How does the “Know Your Customer” process work?

If you open an account with almost any financial service provider, you’ll probably need to complete a KYC check. KYC requires financial service providers to collect information confirming the identity of their customers. This can be done, for example, through official identification or bank statements. KYC policies help combat money laundering, terrorist financing, fraud and illicit transfer of funds.

KYC is usually a proactive approach, not a reactive one. Most financial service providers take customer details as part of the onboarding process before they can carry out financial transactions. In some cases, accounts can be made without KYC, but their functions are limited.

When you begin the KYC process, you may be asked to provide an official identification document, such as:

  • ID
  • Driving license
  • Passport

In addition to confirming the customer’s identity, it is also important to confirm their location and address. Your ID will provide basic information such as your name and date of birth, but additional information is needed to establish, for example, your tax residence.

This is usually referred to as “Proof of Address”, which means that you will be asked to provide an official document, confirming your current address, such as:

  • A bank statement.
  • A utility bill (such as a landline internet, gas, electricity, etc.)

Keep in mind that financial service providers often need to re-verify the identity of their customers at regular intervals, so be prepared.

Who regulates compliance?

KYC regulations vary from country to country, but there is international cooperation on the basic information required. In the US, the Bank Secrecy Act and the Patriot Act of 2001 established most of the AML and KYC processes seen today. The EU and Asia Pacific countries have developed their own regulations, but there is much overlap with the US. The EU Anti-Money Laundering Directive (AMLD) and PSD2 regulations provide the basic framework for EU countries. At the global level, the Financial Action Task Force (FATF) coordinates multinational cooperation on regulatory modalities.

What advantages does KYC provide?

The benefits of KYC may not be obvious. However, its function is not limited to fighting fraud and it can improve the financial system as a whole. The main advantages KYC provides are:

  • It combats identity theft and other types of financial fraud.
  • It improves trust, security and accountability of financial service providers. This reputation has a knock-on impact on the financial industry as a whole and can encourage investment.

What are the disadvantages of KYC?

KYC has its advantages but is still controversial for some critics. Arguments against KYC are more common in the cryptocurrency world due to its history and origins. Some of the main pitfalls of KYC requirements are:

  • KYC checks involve additional costs that are often passed on to the customer through fees.
  • Some people simply do not have the necessary documentation to pass KYC checks or perhaps do not have a permanent address. This makes it difficult for them to access certain financial services.
  • The KYC process is still relatively new and many people find it difficult or intimidating, leading them to use  less trustworthy financial service providers in order to try and avoid the KYC process.
  • Irresponsible financial service providers may not have adequate data security, and hacks can lead to your personal data being stolen.

Some key questions

What is KYC?

Know Your Client (KYC) is the process of customer identity verification by financial service providers.

What is the process like?

In order to complete the “Know Your Customer” process, financial service providers will usually request an official form of government identification, such as an ID card, passport or driving license, as well as a “Proof of Address” document which confirms your current residency, such as a bank statement or a utility bill.

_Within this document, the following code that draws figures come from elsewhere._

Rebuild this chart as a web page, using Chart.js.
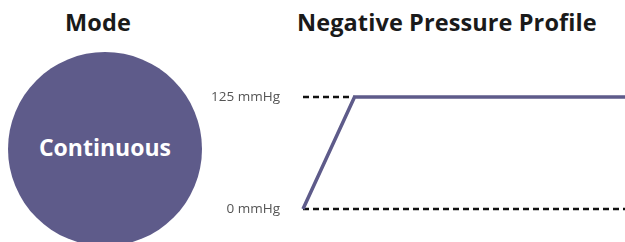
<!DOCTYPE html>
<html>
<head>
    <title>Negative Pressure Profile</title>
    <script src="https://cdn.jsdelivr.net/npm/chart.js"></script>
    <style>
        html, body { margin: 0; padding: 0; background: #fff; }
        body { width: 625px; height: 242px; position: relative; overflow: hidden; font-family: "Open Sans", sans-serif; }
        .title { position: absolute; top: 7px; font-weight: bold; font-size: 23.5px; color: #1a1a1a; white-space: nowrap; line-height: 30px; letter-spacing: 0.1px; }
        #modeCircle { position: absolute; left: 8px; top: 52px; width: 194px; height: 194px; border-radius: 50%;
            background: #5e5b8a; color: #fff; font-weight: bold; font-size: 23px;
            display: flex; align-items: center; justify-content: center; }
        #profileChart { position: absolute; left: 0; top: 0; }
    </style>
</head>
<body>
    <div class="title" style="left:65px;">Mode</div>
    <div class="title" style="left:297px;">Negative Pressure Profile</div>
    <div id="modeCircle"><span style="margin-top:-4px;">Continuous</span></div>
    <canvas id="profileChart" width="625" height="242"></canvas>

    <script>
        // pressure profile: ramp up from 0 to target, then hold
        const timeValues = [0, 1.6, 10];
        const pressureValues = [0, 125, 125];
        const targetPressure = 125;
        const tickValues = [0, 125];
        const tickLabels = ['0 mmHg', '125 mmHg'];

        const purple = '#5e5b8a';

        const profile = timeValues.map((t, i) => ({ x: t, y: pressureValues[i] }));
        // dashed guides: target level up to end of ramp, and the zero baseline
        const targetGuide = [{ x: timeValues[0], y: targetPressure }, { x: timeValues[1], y: targetPressure }];
        const zeroGuide = [{ x: timeValues[0], y: 0 }, { x: timeValues[timeValues.length - 1], y: 0 }];

        const ctx = document.getElementById('profileChart').getContext('2d');
        const chart = new Chart(ctx, {
            type: 'line',
            data: {
                datasets: [
                    {
                        data: profile,
                        borderColor: purple,
                        borderWidth: 3.5,
                        pointRadius: 0,
                        fill: false,
                        order: 0
                    },
                    {
                        data: targetGuide,
                        borderColor: '#111',
                        borderWidth: 2.5,
                        borderDash: [6, 4],
                        pointRadius: 0,
                        fill: false,
                        order: 1
                    },
                    {
                        data: zeroGuide,
                        borderColor: '#111',
                        borderWidth: 2.5,
                        borderDash: [6, 4],
                        pointRadius: 0,
                        fill: false,
                        order: 1
                    }
                ]
            },
            options: {
                responsive: false,
                animation: false,
                clip: false,
                layout: { padding: { left: 0, right: 0, top: 97, bottom: 33 } },
                plugins: { legend: { display: false }, tooltip: { enabled: false } },
                scales: {
                    x: {
                        type: 'linear',
                        min: 0,
                        max: 10,
                        display: false
                    },
                    y: {
                        min: 0,
                        max: 125,
                        grid: { display: false, drawTicks: false },
                        border: { display: false },
                        afterFit: scale => { scale.width = 303; },
                        afterBuildTicks: scale => { scale.ticks = tickValues.map(v => ({ value: v })); },
                        ticks: {
                            padding: 23,
                            color: '#555',
                            font: { family: 'Open Sans', size: 13.5 },
                            callback: value => tickLabels[tickValues.indexOf(value)]
                        }
                    }
                }
            }
        });
    </script>
</body>
</html>
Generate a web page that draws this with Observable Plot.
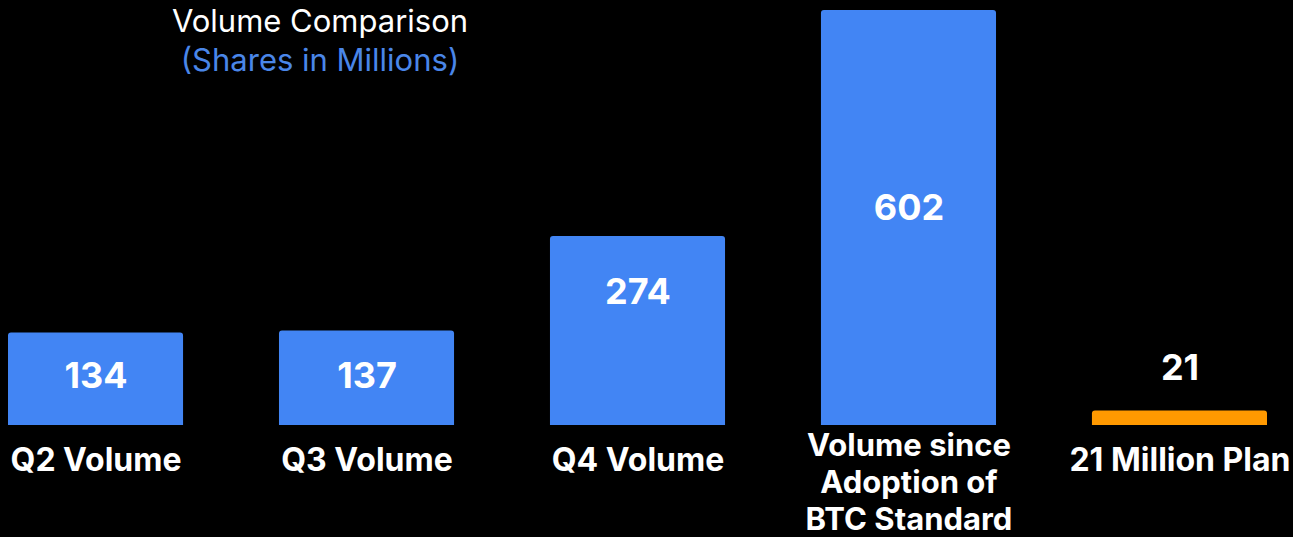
<!DOCTYPE html>
<html>
<head>
<meta charset="utf-8">
<script src="https://cdn.jsdelivr.net/npm/d3@7"></script>
<script src="https://cdn.jsdelivr.net/npm/@observablehq/plot@0.6"></script>
<style>
  html, body { margin: 0; padding: 0; background: #000; }
  #wrap { position: relative; width: 1293px; height: 537px; overflow: hidden; }
  #title { position: absolute; left: 0; top: 1px; width: 640px; text-align: center;
           font-family: Inter, "Noto Sans", sans-serif; font-size: 31px; line-height: 39px; color: #fff; font-weight: 400; }
  #title .sub { color: #4a86e8; }
</style>
</head>
<body>
<div id="wrap">
  <div id="chart"></div>
  <div id="title">Volume Comparison<br><span class="sub">(Shares in Millions)</span></div>
</div>
<script>
const categories = ["Q2 Volume", "Q3 Volume", "Q4 Volume", "Volume since\nAdoption of\nBTC Standard", "21 Million Plan"];
const values = [134, 137, 274, 602, 21];
const labelAt = [71, 71, 193, 315, 83];
const colors = ["#4285f4", "#4285f4", "#4285f4", "#4285f4", "#ff9900"];

const data = categories.map((c, i) => ({cat: c, value: values[i], labelAt: labelAt[i], color: colors[i]}));

const font = "Inter, 'Noto Sans', sans-serif";
const chart = Plot.plot({
  width: 1293,
  height: 537,
  marginLeft: 8,
  marginRight: 26,
  marginTop: 10,
  marginBottom: 112,
  style: {background: "#000", fontFamily: font},
  x: {domain: categories, paddingInner: 0.354, paddingOuter: 0, round: false, axis: null},
  y: {domain: [0, 602], axis: null},
  marks: [
    Plot.barY(data, {x: "cat", y: "value", fill: "color", rx1y1: 3, rx2y1: 3}),
    Plot.text(data, {x: "cat", y: "labelAt", text: d => String(d.value), fill: "#fff",
      fontSize: 36, fontWeight: 700}),
    Plot.text(data.filter(d => !d.cat.includes("\n")), {x: "cat", y: 0, text: "cat", fill: "#fff",
      fontSize: 32, fontWeight: 700, dy: 35}),
    Plot.text(data.filter(d => d.cat.includes("\n")), {x: "cat", y: 0, text: "cat", fill: "#fff",
      fontSize: 31, fontWeight: 700, lineAnchor: "top", dy: 4, lineHeight: 1.2})
  ]
});
document.getElementById("chart").appendChild(chart);
</script>
</body>
</html>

Some people will inevitably be classified as higher risk, so the financial service provider may request additional documents, such as a tax declaration, or pay slips in order to prove the origin of your funds and wealth.

Is KYC required?

Any regulated financial service provider in the USA, the EU and most other countries will be required by law to complete the KYC procedure, before allowing you access to their services.

What are some of the benefits of KYC?

The “Know Your Customer” process provides numerous benefits to you as a client. For example, it makes the financial industry as a whole safer, by combatting identity theft (for example, if somebody steals your ID and tries to open an account at Finansiv with it, they will be stopped in their tracks).

What are some good tips in order to make the “Know Your Client” process smoother?

For many people, the whole process of providing personal information and documents online is still intimidating or confusing. Here are some general tips to make the process smoother:

  • Take good quality images of your documents!

Remember to use good lighting when taking a picture of your documents, so they are easy to read and not blurry. Also, make sure to include the whole document in the image (all four corners), and don’t use a flash, because that can cause reflections.

  • Do not try and edit your documents!

In order to avoid unwanted trouble, always submit original images, straight from your camera. Do not try and edit the image in any way, as that can be seen as a red flag and could get you in trouble, even for something as simple as removing the background.

  • Always submit up to date  documents.

Make sure to keep an eye on the expiration dates of your identification documents! If you try to submit an expired document, it will most certainly be rejected.

Also, keep in mind that when submitting a “Proof of Address” document, it must not be older then 3 months.

  • Do not try and lie on your application.

It may seem obvious, but simply being honest is the best way to make the KYC process smoother. Remember that any trusted financial service provider can’t simply take your word and will require official documents to verify your information anyway, so lying on your application will never work to your benefit.